::: DATA LINES

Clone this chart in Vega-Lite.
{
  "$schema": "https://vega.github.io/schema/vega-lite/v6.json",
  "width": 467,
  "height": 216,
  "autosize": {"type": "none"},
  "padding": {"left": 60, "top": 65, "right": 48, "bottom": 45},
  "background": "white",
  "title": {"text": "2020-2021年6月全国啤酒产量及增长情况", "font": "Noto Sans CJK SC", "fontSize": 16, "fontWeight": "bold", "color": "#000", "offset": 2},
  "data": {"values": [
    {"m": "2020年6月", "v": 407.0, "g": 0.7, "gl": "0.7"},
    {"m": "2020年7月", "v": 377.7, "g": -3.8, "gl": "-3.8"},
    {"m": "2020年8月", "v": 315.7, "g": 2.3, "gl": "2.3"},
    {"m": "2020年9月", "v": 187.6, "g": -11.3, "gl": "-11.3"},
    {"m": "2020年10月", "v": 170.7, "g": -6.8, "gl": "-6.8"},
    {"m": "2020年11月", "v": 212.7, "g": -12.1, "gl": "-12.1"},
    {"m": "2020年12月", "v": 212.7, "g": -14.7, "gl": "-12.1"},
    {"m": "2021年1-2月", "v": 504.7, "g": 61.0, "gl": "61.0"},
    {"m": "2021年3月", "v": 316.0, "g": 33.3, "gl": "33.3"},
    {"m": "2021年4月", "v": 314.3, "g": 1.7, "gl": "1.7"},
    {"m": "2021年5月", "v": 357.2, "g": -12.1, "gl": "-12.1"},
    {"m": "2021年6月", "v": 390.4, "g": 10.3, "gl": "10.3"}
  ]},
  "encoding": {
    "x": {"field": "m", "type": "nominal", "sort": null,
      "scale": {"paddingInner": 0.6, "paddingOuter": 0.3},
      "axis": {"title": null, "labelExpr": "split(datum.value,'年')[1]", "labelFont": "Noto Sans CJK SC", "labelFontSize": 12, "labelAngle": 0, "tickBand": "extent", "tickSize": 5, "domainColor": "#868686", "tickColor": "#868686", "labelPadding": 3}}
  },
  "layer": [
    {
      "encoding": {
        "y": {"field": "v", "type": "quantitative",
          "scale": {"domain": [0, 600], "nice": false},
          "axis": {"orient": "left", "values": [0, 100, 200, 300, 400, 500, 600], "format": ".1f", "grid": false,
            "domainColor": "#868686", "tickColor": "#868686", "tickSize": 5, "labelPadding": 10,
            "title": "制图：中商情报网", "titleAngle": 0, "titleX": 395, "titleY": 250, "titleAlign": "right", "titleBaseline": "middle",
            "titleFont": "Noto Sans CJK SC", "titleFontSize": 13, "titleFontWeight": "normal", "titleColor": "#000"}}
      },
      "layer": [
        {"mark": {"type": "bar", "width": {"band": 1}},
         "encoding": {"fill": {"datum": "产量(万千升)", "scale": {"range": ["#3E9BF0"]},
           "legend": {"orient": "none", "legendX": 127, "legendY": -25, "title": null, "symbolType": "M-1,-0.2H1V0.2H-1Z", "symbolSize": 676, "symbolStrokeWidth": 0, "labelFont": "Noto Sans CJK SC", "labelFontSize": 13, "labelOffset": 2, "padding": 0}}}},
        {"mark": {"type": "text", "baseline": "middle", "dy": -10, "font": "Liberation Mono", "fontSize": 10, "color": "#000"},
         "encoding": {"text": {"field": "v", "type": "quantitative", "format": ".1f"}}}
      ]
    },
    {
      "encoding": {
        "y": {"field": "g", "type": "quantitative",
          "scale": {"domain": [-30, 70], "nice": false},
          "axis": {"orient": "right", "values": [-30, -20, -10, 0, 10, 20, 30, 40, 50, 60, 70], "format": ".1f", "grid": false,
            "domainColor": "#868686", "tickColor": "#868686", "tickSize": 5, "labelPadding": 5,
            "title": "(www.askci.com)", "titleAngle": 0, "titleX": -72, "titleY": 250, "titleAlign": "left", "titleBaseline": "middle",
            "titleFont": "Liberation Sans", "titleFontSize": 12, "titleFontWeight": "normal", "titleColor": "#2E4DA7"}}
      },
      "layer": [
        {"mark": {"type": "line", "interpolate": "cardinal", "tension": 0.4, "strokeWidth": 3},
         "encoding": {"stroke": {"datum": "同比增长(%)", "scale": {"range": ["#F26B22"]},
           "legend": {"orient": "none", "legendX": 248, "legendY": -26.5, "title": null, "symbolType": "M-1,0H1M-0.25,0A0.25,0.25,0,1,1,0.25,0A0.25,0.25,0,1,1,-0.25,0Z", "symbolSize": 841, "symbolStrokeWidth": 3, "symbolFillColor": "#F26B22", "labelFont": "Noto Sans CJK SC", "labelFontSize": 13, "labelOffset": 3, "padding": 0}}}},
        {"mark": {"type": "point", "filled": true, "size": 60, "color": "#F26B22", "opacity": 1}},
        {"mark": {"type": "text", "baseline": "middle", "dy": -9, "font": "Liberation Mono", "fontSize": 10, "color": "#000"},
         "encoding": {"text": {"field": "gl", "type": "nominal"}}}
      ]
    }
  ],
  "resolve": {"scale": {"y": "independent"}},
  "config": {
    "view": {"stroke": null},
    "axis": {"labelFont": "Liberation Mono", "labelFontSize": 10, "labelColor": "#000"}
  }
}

::::::

▸ TO BE DONE:
Once more, set down the full listing, verbatim.

▸ OUTPUT BELOW:
Clone this chart in Vega-Lite.
{
  "$schema": "https://vega.github.io/schema/vega-lite/v6.json",
  "width": 467,
  "height": 216,
  "autosize": {"type": "none"},
  "padding": {"left": 60, "top": 65, "right": 48, "bottom": 45},
  "background": "white",
  "title": {"text": "2020-2021年6月全国啤酒产量及增长情况", "font": "Noto Sans CJK SC", "fontSize": 16, "fontWeight": "bold", "color": "#000", "offset": 2},
  "data": {"values": [
    {"m": "2020年6月", "v": 407.0, "g": 0.7, "gl": "0.7"},
    {"m": "2020年7月", "v": 377.7, "g": -3.8, "gl": "-3.8"},
    {"m": "2020年8月", "v": 315.7, "g": 2.3, "gl": "2.3"},
    {"m": "2020年9月", "v": 187.6, "g": -11.3, "gl": "-11.3"},
    {"m": "2020年10月", "v": 170.7, "g": -6.8, "gl": "-6.8"},
    {"m": "2020年11月", "v": 212.7, "g": -12.1, "gl": "-12.1"},
    {"m": "2020年12月", "v": 212.7, "g": -14.7, "gl": "-12.1"},
    {"m": "2021年1-2月", "v": 504.7, "g": 61.0, "gl": "61.0"},
    {"m": "2021年3月", "v": 316.0, "g": 33.3, "gl": "33.3"},
    {"m": "2021年4月", "v": 314.3, "g": 1.7, "gl": "1.7"},
    {"m": "2021年5月", "v": 357.2, "g": -12.1, "gl": "-12.1"},
    {"m": "2021年6月", "v": 390.4, "g": 10.3, "gl": "10.3"}
  ]},
  "encoding": {
    "x": {"field": "m", "type": "nominal", "sort": null,
      "scale": {"paddingInner": 0.6, "paddingOuter": 0.3},
      "axis": {"title": null, "labelExpr": "split(datum.value,'年')[1]", "labelFont": "Noto Sans CJK SC", "labelFontSize": 12, "labelAngle": 0, "tickBand": "extent", "tickSize": 5, "domainColor": "#868686", "tickColor": "#868686", "labelPadding": 3}}
  },
  "layer": [
    {
      "encoding": {
        "y": {"field": "v", "type": "quantitative",
          "scale": {"domain": [0, 600], "nice": false},
          "axis": {"orient": "left", "values": [0, 100, 200, 300, 400, 500, 600], "format": ".1f", "grid": false,
            "domainColor": "#868686", "tickColor": "#868686", "tickSize": 5, "labelPadding": 10,
            "title": "制图：中商情报网", "titleAngle": 0, "titleX": 395, "titleY": 250, "titleAlign": "right", "titleBaseline": "middle",
            "titleFont": "Noto Sans CJK SC", "titleFontSize": 13, "titleFontWeight": "normal", "titleColor": "#000"}}
      },
      "layer": [
        {"mark": {"type": "bar", "width": {"band": 1}},
         "encoding": {"fill": {"datum": "产量(万千升)", "scale": {"range": ["#3E9BF0"]},
           "legend": {"orient": "none", "legendX": 127, "legendY": -25, "title": null, "symbolType": "M-1,-0.2H1V0.2H-1Z", "symbolSize": 676, "symbolStrokeWidth": 0, "labelFont": "Noto Sans CJK SC", "labelFontSize": 13, "labelOffset": 2, "padding": 0}}}},
        {"mark": {"type": "text", "baseline": "middle", "dy": -10, "font": "Liberation Mono", "fontSize": 10, "color": "#000"},
         "encoding": {"text": {"field": "v", "type": "quantitative", "format": ".1f"}}}
      ]
    },
    {
      "encoding": {
        "y": {"field": "g", "type": "quantitative",
          "scale": {"domain": [-30, 70], "nice": false},
          "axis": {"orient": "right", "values": [-30, -20, -10, 0, 10, 20, 30, 40, 50, 60, 70], "format": ".1f", "grid": false,
            "domainColor": "#868686", "tickColor": "#868686", "tickSize": 5, "labelPadding": 5,
            "title": "(www.askci.com)", "titleAngle": 0, "titleX": -72, "titleY": 250, "titleAlign": "left", "titleBaseline": "middle",
            "titleFont": "Liberation Sans", "titleFontSize": 12, "titleFontWeight": "normal", "titleColor": "#2E4DA7"}}
      },
      "layer": [
        {"mark": {"type": "line", "interpolate": "cardinal", "tension": 0.4, "strokeWidth": 3},
         "encoding": {"stroke": {"datum": "同比增长(%)", "scale": {"range": ["#F26B22"]},
           "legend": {"orient": "none", "legendX": 248, "legendY": -26.5, "title": null, "symbolType": "M-1,0H1M-0.25,0A0.25,0.25,0,1,1,0.25,0A0.25,0.25,0,1,1,-0.25,0Z", "symbolSize": 841, "symbolStrokeWidth": 3, "symbolFillColor": "#F26B22", "labelFont": "Noto Sans CJK SC", "labelFontSize": 13, "labelOffset": 3, "padding": 0}}}},
        {"mark": {"type": "point", "filled": true, "size": 60, "color": "#F26B22", "opacity": 1}},
        {"mark": {"type": "text", "baseline": "middle", "dy": -9, "font": "Liberation Mono", "fontSize": 10, "color": "#000"},
         "encoding": {"text": {"field": "gl", "type": "nominal"}}}
      ]
    }
  ],
  "resolve": {"scale": {"y": "independent"}},
  "config": {
    "view": {"stroke": null},
    "axis": {"labelFont": "Liberation Mono", "labelFontSize": 10, "labelColor": "#000"}
  }
}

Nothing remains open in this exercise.